The central dispute involved whether the 2009 Restriction was (1) a scrivener’s error unintentionally carrying forward the expired 1955 Restriction or (2) a newly created restriction intended by Mrs. Lawlor in the 2009 sale of Lot 61 to ACT. The court found that the Plaintiffs offered clear and convincing evidence that Mrs. Lawlor intended to include a new restriction in 2009. The court found that the differences in the wording in the 2009 Restriction were deliberate and witness testimony, attorney communications, and closing documents confirmed that the restriction was negotiated and imposed intentionally. On the other hand, the court found that ACT failed to produce evidence showing that the language of the 2009 Restriction was an error.

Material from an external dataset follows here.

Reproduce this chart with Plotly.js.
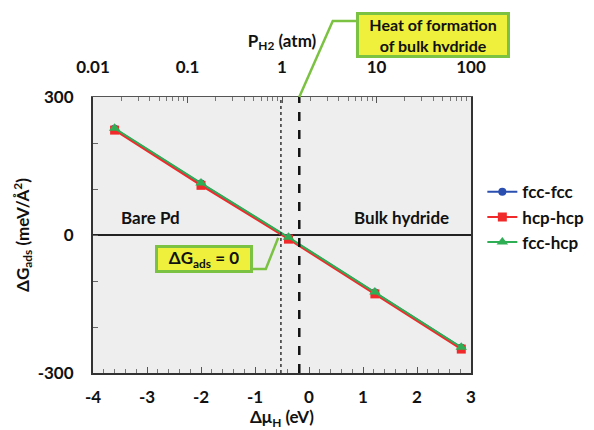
<!DOCTYPE html>
<html>
<head>
<meta charset="utf-8">
<script src="https://cdn.plot.ly/plotly-3.0.1.min.js"></script>
<style>html,body{margin:0;padding:0;background:#fff;} #chart{width:594px;height:430px;}</style>
</head>
<body>
<div id="chart"></div>
<script>
// ---- data ----
const seriesNames = ["fcc-fcc", "hcp-hcp", "fcc-hcp"];
const dMuH = [-3.6, -2.0, -0.38, 1.22, 2.82];
const fccFcc = [231, 112, -6, -125, -245];
const hcpHcp = [228, 108, -9, -128, -248];
const fccHcp = [232, 113, -5, -124, -244];
const xTickVals = [-4, -3, -2, -1, 0, 1, 2, 3];
const xTickText = ["-4", "-3", "-2", "-1", "0", "1", "2", "3"];
const yTickVals = [-300, -200, -100, 0, 100, 200, 300];
const yTickText = ["-300", "", "", "0", "", "", "300"];
const pTickVals = [0.01, 0.1, 1, 10, 100];
const pTickText = ["0.01", "0.1", "1", "10", "100"];
const heatFormationX = -0.18;   // dashed line
const zeroCrossX = -0.52;       // dotted line (ΔG_ads = 0)

// minor tick positions of the log pressure axis (2..9 in each decade)
const pMinorTicks = [];
pTickVals.slice(0, -1).forEach(d => { for (let k = 2; k <= 9; k++) pMinorTicks.push(d * k); });

const FONT = "Lato, 'Open Sans', sans-serif";
const colors = ["#2a4fb0", "#f02a2a", "#2fae55"];
const symbols = ["circle", "square", "triangle-up"];
const sizes = [8, 9, 10];
const ys = [fccFcc, hcpHcp, fccHcp];

const traces = seriesNames.map((n, i) => ({
  type: "scatter", mode: "lines+markers", name: n,
  x: dMuH, y: ys[i],
  line: {color: colors[i], width: 2},
  marker: {color: colors[i], symbol: symbols[i], size: sizes[i]},
  xaxis: "x", yaxis: "y"
}));
// empty trace so that the top pressure axis is drawn
traces.push({
  type: "scatter", mode: "markers", x: pTickVals, y: pTickVals.map(() => null),
  xaxis: "x2", yaxis: "y", showlegend: false, hoverinfo: "skip",
  marker: {opacity: 0}
});

const tickFont = {family: FONT, size: 17, color: "#111", weight: "bold"};
const titleFont = {family: FONT, size: 17, color: "#111", weight: "bold"};

const layout = {
  width: 594, height: 430,
  margin: {l: 93, r: 123, t: 97, b: 57, autoexpand: false},
  paper_bgcolor: "#fff",
  plot_bgcolor: "#eeeeee",
  font: {family: FONT, color: "#111"},
  showlegend: true,
  legend: {
    x: 1.03, xanchor: "left", y: 0.72, yanchor: "top",
    font: {family: FONT, size: 17, color: "#111", weight: "bold"},
    itemwidth: 30, tracegroupgap: 0, bgcolor: "rgba(0,0,0,0)"
  },
  xaxis: {
    range: [-4, 3], tickmode: "array", tickvals: xTickVals, ticktext: xTickText,
    ticks: "inside", ticklen: 6, tickcolor: "#555", tickwidth: 1,
    minor: {dtick: 0.2, ticks: "inside", ticklen: 4, tickcolor: "#777"},
    showgrid: false, zeroline: false,
    showline: true, linecolor: "#333", linewidth: 2, mirror: false,
    tickfont: tickFont, ticklabelstandoff: 8
  },
  xaxis2: {
    type: "log", overlaying: "x", side: "top", anchor: "y",
    range: [-2, 2], tickmode: "array", tickvals: pTickVals, ticktext: pTickText,
    ticks: "inside", ticklen: 6, tickcolor: "#555",
    minor: {tickmode: "array", tickvals: pMinorTicks, ticks: "inside", ticklen: 4, tickcolor: "#777"},
    showgrid: false, zeroline: false,
    showline: true, linecolor: "#555", linewidth: 1.5,
    tickfont: tickFont, ticklabelstandoff: 16,
    title: {text: "P<sub>H2</sub> (atm)", font: titleFont, standoff: 4}
  },
  yaxis: {
    range: [-300, 300], tickmode: "array", tickvals: yTickVals, ticktext: yTickText,
    ticks: "inside", ticklen: 5, tickcolor: "#666",
    showgrid: false, zeroline: true, zerolinecolor: "#222", zerolinewidth: 1.2,
    showline: true, linecolor: "#333", linewidth: 2, mirror: true,
    tickfont: tickFont, ticklabelstandoff: 14,
    title: {text: "ΔG<sub>ads</sub> (meV/Å<sup>2</sup>)", font: titleFont, standoff: 4}
  },
  shapes: [
    {type: "line", xref: "x", yref: "paper", x0: heatFormationX, x1: heatFormationX, y0: 0, y1: 1,
     line: {color: "#111", width: 2.5, dash: "dash"}},
    {type: "line", xref: "x", yref: "paper", x0: zeroCrossX, x1: zeroCrossX, y0: 0, y1: 1,
     line: {color: "#333", width: 1.5, dash: "dot"}},
    {type: "path", xref: "x", yref: "paper",
     path: `M 0.87 1.275 L 0.44 1.275 L ${heatFormationX} 1.0`,
     line: {color: "#7cc242", width: 2.5}},
    {type: "path", xref: "x", yref: "y",
     path: `M -1.04 -74 L -0.80 -74 L ${zeroCrossX - 0.05} -6`,
     line: {color: "#7cc242", width: 2.5}}
  ],
  annotations: [
    // bottom axis title
    {xref: "x", yref: "paper", x: -0.5, y: -0.163, text: "Δμ<sub>H</sub> (eV)", showarrow: false,
     xanchor: "center", yanchor: "middle", font: titleFont},
    {xref: "x", yref: "y", x: -2.94, y: 37, text: "Bare Pd", showarrow: false,
     xanchor: "center", yanchor: "middle",
     font: {family: FONT, size: 17, color: "#111", weight: "bold"}},
    {xref: "x", yref: "y", x: 1.72, y: 39, text: "Bulk hydride", showarrow: false,
     xanchor: "center", yanchor: "middle",
     font: {family: FONT, size: 17, color: "#111", weight: "bold"}},
    {xref: "x", yref: "y", x: -1.94, y: -53, text: "ΔG<sub>ads</sub> = 0", showarrow: false,
     xanchor: "center", yanchor: "middle",
     bgcolor: "#eef03c", bordercolor: "#7cc242", borderwidth: 3, borderpad: 2,
     width: 88, height: 18,
     font: {family: FONT, size: 17, color: "#111", weight: "bold"}},
    {xref: "paper", yref: "paper", x: 0.899, y: 1.2246, text: "Heat of formation<br>of bulk hydride", showarrow: false,
     xanchor: "center", yanchor: "middle",
     bgcolor: "#eef03c", bordercolor: "#7cc242", borderwidth: 3, borderpad: 3,
     width: 142, height: 34,
     font: {family: FONT, size: 16, color: "#111", weight: "bold"}}
  ]
};

Plotly.newPlot("chart", traces, layout, {staticPlot: true, displayModeBar: false});
</script>
</body>
</html>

Accordingly, the court held that the 2009 Restriction is a valid, enforceable restriction created in 2009, and not a revival or the expired 1955 Restriction.
The Defendants appealed the court’s decision, and we will continue to monitor the appeal and provide an update once a decision is issued. Nevertheless, the Superior Court’s ruling underscores the importance of careful drafting, review, and negotiation of restrictive covenants in Massachusetts real estate transactions. The decision reinforces a significant principle: even a restriction embedded in an old deed—and one that closely resembles a long-expired covenant—may still be fully enforceable if a court finds it was intentionally reimposed, and that intent can be established through evidence outside the record title (e.g. witness testimony). This development presents serious implications for developers as traditional title searches may not reveal such restrictions. In addition to zoning appeals, abutters may now have an additional avenue to oppose development through deed restrictions that may have been quietly revived without notice.
1While this case was pending, the Zoning Board of Appeals voted unanimously to deny ACT’s requested relief, which ACT appealed to the Housing Appeals Committee. The appeal is still pending.